Project description:Streptococcus pneumoniae is a leading cause of bacterial pneumonia, sepsis and meningitis. Surface accessible proteins of S. pneumoniae are being explored for the development of a protein-based vaccine in order to overcome the limitations of existing polysaccharide-based pneumococcal vaccines. To identify a potential vaccine candidate, we resolved surface-associated proteins of S. pneumoniae TIGR4 strain using two-dimensional gel electrophoresis followed by immunoblotting with antisera generated against whole heat-killed TIGR4. Ten immunoreactive spots were identified by mass spectrometric analysis that included a putative lipoprotein SP0845. Analysis of the inferred amino acid sequence of sp0845 homologues from 36 pneumococcal strains indicated that SP0845 was highly conserved (>98% identity) and showed less than 11% identity with any human protein. Our bioinformatic and functional analyses demonstrated that SP0845 is the substrate-binding protein of an ATP-binding cassette (ABC) transporter that is involved in nucleoside uptake with cytidine, uridine, guanosine and inosine as the preferred substrates. Deletion of the gene encoding SP0845 renders pneumococci avirulent suggesting that it is essential for virulence.
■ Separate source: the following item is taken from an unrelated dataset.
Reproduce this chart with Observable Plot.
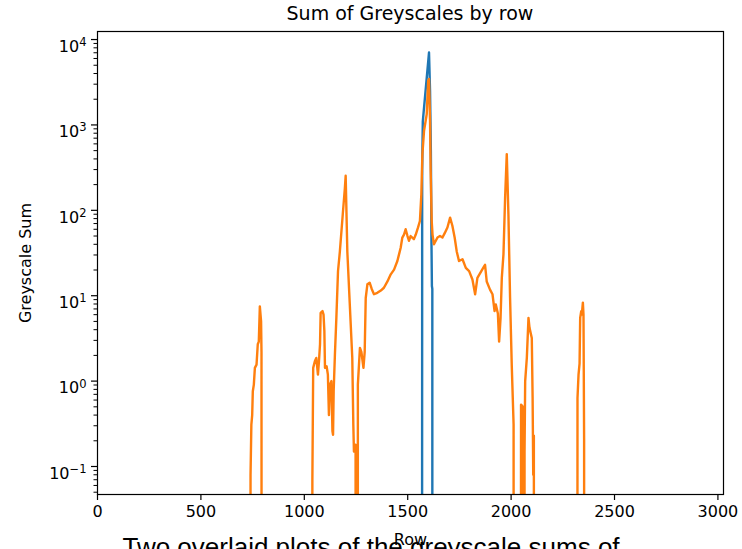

Immunoblot analysis suggested that SP0845 is expressed in in vitro grown pneumococci and during mice infection. Immunofluorescence microscopy and flow cytometry data indicated that SP0845 is surface exposed in encapsulated strains and accessible to antibodies. Subcutaneous immunization with recombinant SP0845 induced high titer antibodies in mice. Hyperimmune sera raised against SP0845 promoted killing of encapsulated pneumococcal strains in a blood bactericidal assay. Immunization with SP0845 protected mice from intraperitoneal challenge with heterologous pneumococcal serotypes. Based on its surface accessibility, role in virulence and ability to elicit protective immunity, we propose that SP0845 may be a potential candidate for a protein-based pneumococcal vaccine.